= Martin measure =

In descriptive set theory, the Martin measure is a filter on the set of Turing degrees of sets of natural numbers, named after Donald A. Martin. Under the axiom of determinacy it can be shown to be an ultrafilter.

== Definition ==
Let $D$ be the set of Turing degrees of sets of natural numbers. Given some equivalence class $[X]\in D$, we may define the cone (or upward cone) of $[X]$ as the set of all Turing degrees $[Y]$ such that $X\le_T Y$; that is, the set of Turing degrees that are "at least as complex" as $X$ under Turing reduction. In order-theoretic terms, the cone of $[X]$ is the upper set of $[X]$.

Assuming the axiom of determinacy, the cone lemma states that if A is a set of Turing degrees, either A includes a cone or the complement of A contains a cone. It is similar to Wadge's lemma for Wadge degrees, and is important for the following result.
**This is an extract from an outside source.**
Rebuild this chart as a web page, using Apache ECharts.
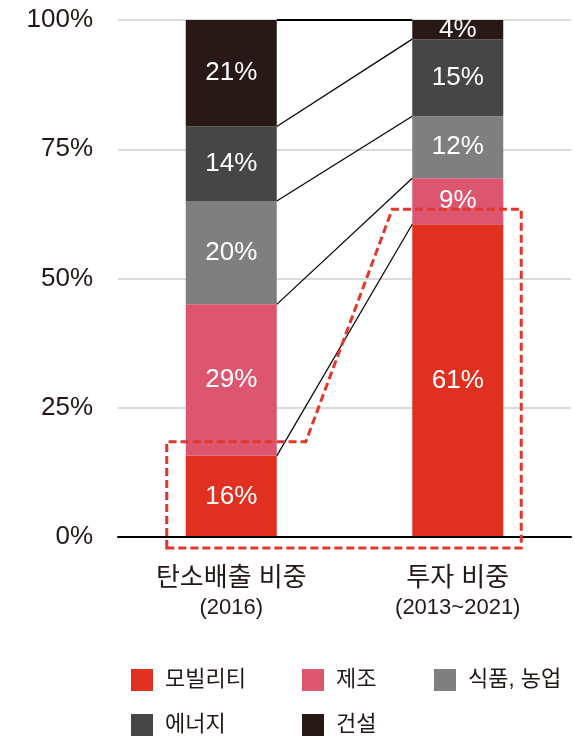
<!DOCTYPE html>
<html>
<head>
<meta charset="utf-8">
<script src="https://cdn.jsdelivr.net/npm/echarts@6/dist/echarts.min.js"></script>
<style>
html,body{margin:0;padding:0;background:#fff;}
#main{width:575px;height:736px;}
</style>
</head>
<body>
<div id="main"></div>
<script>
// 데이터
var catNames = ['탄소배출 비중', '투자 비중'];
var catYears = ['(2016)', '(2013~2021)'];
var sectorNames = ['모빌리티', '제조', '식품, 농업', '에너지', '건설'];
var sectorColors = ['#e03020', '#dc5670', '#7f7f7f', '#464646', '#281816'];
// 섹터별 비중 [탄소배출, 투자]
var mobility = [15.7, 60.5];
var manufacture = [29.3, 8.9];
var foodAgri = [20, 12];
var energy = [14.4, 14.9];
var construction = [20.6, 3.7];
var yTicks = [0, 25, 50, 75, 100];

var font = "'Liberation Sans','Noto Sans CJK KR',sans-serif";
var textColor = '#231815';
var barW = 91;

var sectorData = [mobility, manufacture, foodAgri, energy, construction];

// 누적 상단값
var tops0 = [], tops1 = [];
var s0 = 0, s1 = 0;
for (var i = 0; i < sectorData.length; i++) {
	s0 += sectorData[i][0];
	s1 += sectorData[i][1];
	tops0.push(s0);
	tops1.push(s1);
}

var chart = echarts.init(document.getElementById('main'));

var series = [];
for (var i = 0; i < sectorNames.length; i++) {
	series.push({
		name: sectorNames[i],
		type: 'bar',
		stack: 'total',
		barWidth: barW,
		data: sectorData[i],
		itemStyle: {color: sectorColors[i]},
		z: 2,
		label: {
			show: true,
			position: 'inside',
			color: '#fff',
			fontSize: 26,
			fontFamily: font,
			formatter: function (p) { return Math.round(p.value) + '%'; }
		}
	});
}

// 연결선
var connData = [];
for (var i = 0; i < tops0.length; i++) {
	connData.push([0, tops0[i], tops1[i]]);
}
series.push({
	type: 'custom',
	name: 'conn',
	z: 3,
	silent: true,
	clip: false,
	encode: {x: 0, y: [1, 2]},
	data: connData,
	renderItem: function (params, api) {
		var p1 = api.coord([0, api.value(1)]);
		var p2 = api.coord([1, api.value(2)]);
		var last = params.dataIndex === connData.length - 1;
		return {
			type: 'line',
			shape: {x1: p1[0] + barW / 2, y1: p1[1], x2: p2[0] - barW / 2, y2: p2[1]},
			style: {stroke: '#000', lineWidth: last ? 2 : 1.2}
		};
	}
});

// 모빌리티 강조 점선
series.push({
	type: 'custom',
	name: 'highlight',
	z: 5,
	silent: true,
	clip: false,
	encode: {x: 0, y: [1, 2]},
	data: [[0, mobility[0], mobility[1]]],
	renderItem: function (params, api) {
		var a = api.coord([0, api.value(1)]);
		var b = api.coord([1, api.value(2)]);
		var base = api.coord([0, 0]);
		var L1 = a[0] - barW / 2, R1 = a[0] + barW / 2;
		var L2 = b[0] - barW / 2, R2 = b[0] + barW / 2;
		var yT1 = a[1] - 14, yT2 = b[1] - 15, yB = base[1] + 11;
		return {
			type: 'polygon',
			shape: {points: [
				[L1 - 19, yB], [L1 - 19, yT1], [R1 + 29, yT1],
				[L2 - 20, yT2], [R2 + 18, yT2], [R2 + 18, yB]
			]},
			style: {fill: 'none', stroke: '#e2372a', lineWidth: 3, lineDash: [8, 4]}
		};
	}
});

// 범례 (3열 배치)
var legendPos = [[131, 669], [302, 669], [434, 669], [131, 714], [302, 714]];
var legends = [];
for (var i = 0; i < sectorNames.length; i++) {
	legends.push({
		left: legendPos[i][0],
		top: legendPos[i][1],
		padding: 0,
		itemWidth: 22,
		itemHeight: 22,
		icon: 'rect',
		selectedMode: false,
		data: [sectorNames[i]],
		textStyle: {color: textColor, fontSize: 22, fontFamily: font, lineHeight: 22, padding: [0, 0, 0, 7]}
	});
}

var option = {
	backgroundColor: '#fff',
	animation: false,
	grid: {left: 118, right: 4, top: 20, bottom: 199},
	legend: legends,
	xAxis: {
		type: 'category',
		data: catNames,
		axisTick: {show: false},
		axisLine: {show: true, lineStyle: {color: '#000', width: 2}},
		z: 4,
		axisLabel: {
			margin: 27,
			formatter: function (v, idx) {
				return '{a|' + v + '}\n{b|' + catYears[idx] + '}';
			},
			rich: {
				a: {fontSize: 26, lineHeight: 30, color: textColor, fontFamily: font},
				b: {fontSize: 22, lineHeight: 28, color: textColor, fontFamily: font}
			}
		}
	},
	yAxis: {
		type: 'value',
		min: yTicks[0],
		max: yTicks[yTicks.length - 1],
		interval: 25,
		axisLine: {show: false},
		axisTick: {show: false},
		splitLine: {lineStyle: {color: '#cfcfcf', width: 1.5}},
		axisLabel: {
			margin: 25,
			color: textColor,
			fontSize: 26,
			fontFamily: font,
			formatter: '{value}%'
		}
	},
	series: series
};

chart.setOption(option);
</script>
</body>
</html>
We say that a set $A$ of Turing degrees has measure 1 under the Martin measure exactly when $A$ contains some cone. Since it is possible, for any $A$, to construct a game in which player I has a winning strategy exactly when $A$ contains a cone and in which player II has a winning strategy exactly when the complement of $A$ contains a cone, the axiom of determinacy implies that the measure-1 sets of Turing degrees form an ultrafilter.

== Consequences ==
It is easy to show that a countable intersection of cones is itself a cone; the Martin measure is therefore a countably complete filter. This fact, combined with the fact that the Martin measure may be transferred to $\omega_1$ by a simple mapping, tells us that $\omega_1$ is measurable under the axiom of determinacy. This result shows part of the important connection between determinacy and large cardinals.